CHINESE police violently quashed protests by followers of the banned Falun Gong spiritual movement in Beijing's Tiananmen Square yesterday, arresting up to 700 people.

Police arrest a member of the Falun Gong movement during a demonstration in Tiananmen Square

Small groups of demonstrators were dragged away by police after they tried to meditate or wave banners to protest against an 18-month-old ban on the movement. One man who struggled with police officers as they tried to push him on to a bus was beaten on the head, causing heavy bleeding. Street sweepers were ordered immediately to clean away the blood.

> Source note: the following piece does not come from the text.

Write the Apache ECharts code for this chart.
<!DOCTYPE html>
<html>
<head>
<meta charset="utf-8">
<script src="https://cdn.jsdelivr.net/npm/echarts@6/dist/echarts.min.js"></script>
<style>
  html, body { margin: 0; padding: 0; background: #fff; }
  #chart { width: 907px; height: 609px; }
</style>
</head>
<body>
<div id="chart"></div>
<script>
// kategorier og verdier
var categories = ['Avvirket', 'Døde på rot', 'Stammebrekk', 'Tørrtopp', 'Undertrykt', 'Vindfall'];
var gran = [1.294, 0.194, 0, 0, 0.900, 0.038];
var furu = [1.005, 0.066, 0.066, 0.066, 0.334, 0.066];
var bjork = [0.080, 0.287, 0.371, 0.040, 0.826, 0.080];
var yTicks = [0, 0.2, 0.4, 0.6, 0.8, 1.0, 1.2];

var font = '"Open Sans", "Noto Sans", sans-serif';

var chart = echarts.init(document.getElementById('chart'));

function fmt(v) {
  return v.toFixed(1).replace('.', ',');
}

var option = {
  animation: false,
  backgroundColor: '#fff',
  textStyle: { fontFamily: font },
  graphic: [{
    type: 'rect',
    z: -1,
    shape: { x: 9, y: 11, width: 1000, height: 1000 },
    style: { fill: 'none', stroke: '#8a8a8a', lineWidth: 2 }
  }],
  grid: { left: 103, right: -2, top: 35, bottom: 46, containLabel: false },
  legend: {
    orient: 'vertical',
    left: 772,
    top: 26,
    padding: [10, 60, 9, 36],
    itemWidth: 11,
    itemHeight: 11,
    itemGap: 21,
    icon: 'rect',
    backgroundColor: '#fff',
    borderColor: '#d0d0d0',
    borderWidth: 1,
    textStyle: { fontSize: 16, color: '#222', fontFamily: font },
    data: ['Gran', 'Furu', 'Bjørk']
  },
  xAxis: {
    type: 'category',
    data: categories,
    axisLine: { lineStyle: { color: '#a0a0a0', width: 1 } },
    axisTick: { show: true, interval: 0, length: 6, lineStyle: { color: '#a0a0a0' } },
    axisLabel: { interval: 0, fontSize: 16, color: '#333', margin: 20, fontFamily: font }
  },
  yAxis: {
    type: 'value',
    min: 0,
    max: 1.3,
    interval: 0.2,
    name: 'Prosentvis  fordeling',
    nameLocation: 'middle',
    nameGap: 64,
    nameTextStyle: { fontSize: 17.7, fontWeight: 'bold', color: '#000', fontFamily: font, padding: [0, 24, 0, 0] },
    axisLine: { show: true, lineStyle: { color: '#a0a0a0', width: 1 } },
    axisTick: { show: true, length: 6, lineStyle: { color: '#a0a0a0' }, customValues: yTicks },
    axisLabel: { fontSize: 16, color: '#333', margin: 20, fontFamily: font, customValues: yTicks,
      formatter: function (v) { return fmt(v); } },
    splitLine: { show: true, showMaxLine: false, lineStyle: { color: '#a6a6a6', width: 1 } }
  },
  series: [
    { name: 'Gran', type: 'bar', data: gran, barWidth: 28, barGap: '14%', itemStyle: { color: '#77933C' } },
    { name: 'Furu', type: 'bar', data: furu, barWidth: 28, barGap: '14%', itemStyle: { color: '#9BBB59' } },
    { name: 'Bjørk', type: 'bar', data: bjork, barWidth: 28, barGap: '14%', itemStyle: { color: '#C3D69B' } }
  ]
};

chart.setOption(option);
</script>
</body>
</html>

Before noon, buses full of mostly female and middle-aged protesters were driven away from the square in police custody. Many of those inside the buses shouted Falun Gong slogans and several tossed the [group]'s distinctive yellow banners out of the bus windows.

In a scene enacted at Tiananmen Square on every major holiday since mid-1999, hundreds of uniformed and plain-clothed police searched among tourists for protesters and dragged them away.

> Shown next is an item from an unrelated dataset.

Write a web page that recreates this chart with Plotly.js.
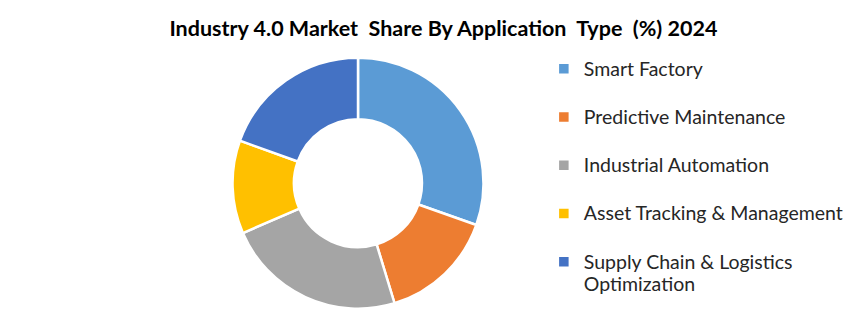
<!DOCTYPE html>
<html>
<head>
<meta charset="utf-8">
<script src="https://cdn.plot.ly/plotly-3.0.1.min.js"></script>
<style>html,body{margin:0;padding:0;background:#fff;}#chart{width:866px;height:311px;}</style>
</head>
<body>
<div id="chart"></div>
<script>
const categories = ["Smart Factory", "Predictive Maintenance", "Industrial Automation", "Asset Tracking & Management", "Supply Chain & Logistics<br>Optimization"];
const shares = [30.4, 14.9, 23.2, 12.0, 19.5];
const colors = ["#5B9BD5", "#ED7D31", "#A5A5A5", "#FFC000", "#4472C4"];
const titleText = "Industry 4.0 Market  Share By Application  Type  (%) 2024";

// Legend labels: larger visible text, each entry two lines high for Excel-like spacing
const legendLabels = categories.map(c => {
  const parts = c.split("<br>");
  const styled = parts.map(p => '<span style="font-size:19.5px">' + p + '</span>');
  if (styled.length < 2) styled.push(" ");
  return styled.join("<br>");
});

const trace = {
  type: "pie",
  labels: legendLabels,
  values: shares,
  sort: false,
  direction: "clockwise",
  rotation: 0,
  hole: 0.51,
  textinfo: "none",
  hoverinfo: "label+percent",
  marker: {colors: colors, line: {color: "#ffffff", width: 2.5}},
  domain: {x: [0.2685, 0.5583], y: [0.0074, 0.8145]}
};

const layout = {
  width: 866, height: 311,
  margin: {l: 0, r: 0, t: 0, b: 0},
  paper_bgcolor: "#ffffff",
  title: {text: "<b>" + titleText + "</b>", font: {family: "Lato, sans-serif", size: 21.5, color: "#000000"}, x: 0.512, xanchor: "center", y: 0.91, yanchor: "middle"},
  showlegend: true,
  legend: {x: 0.628, xanchor: "left", y: 0.836, yanchor: "top", valign: "top", font: {family: "Lato, sans-serif", size: 17.4, color: "#262626"}, itemclick: false}
};

Plotly.newPlot("chart", [trace], layout, {displayModeBar: false, staticPlot: true});
</script>
</body>
</html>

Falun Gong's civil disobedience campaign, probably the most stubborn the Communist regime has faced in 51 years of crushing dissent, has resulted in scores of deaths due to police beatings and the jailing in labour camps of tens of thousands of people. Falun Gong, also known as Falun Dafa, combines meditation and exercise with a doctrine loosely rooted in Buddhist and Taoist teachings.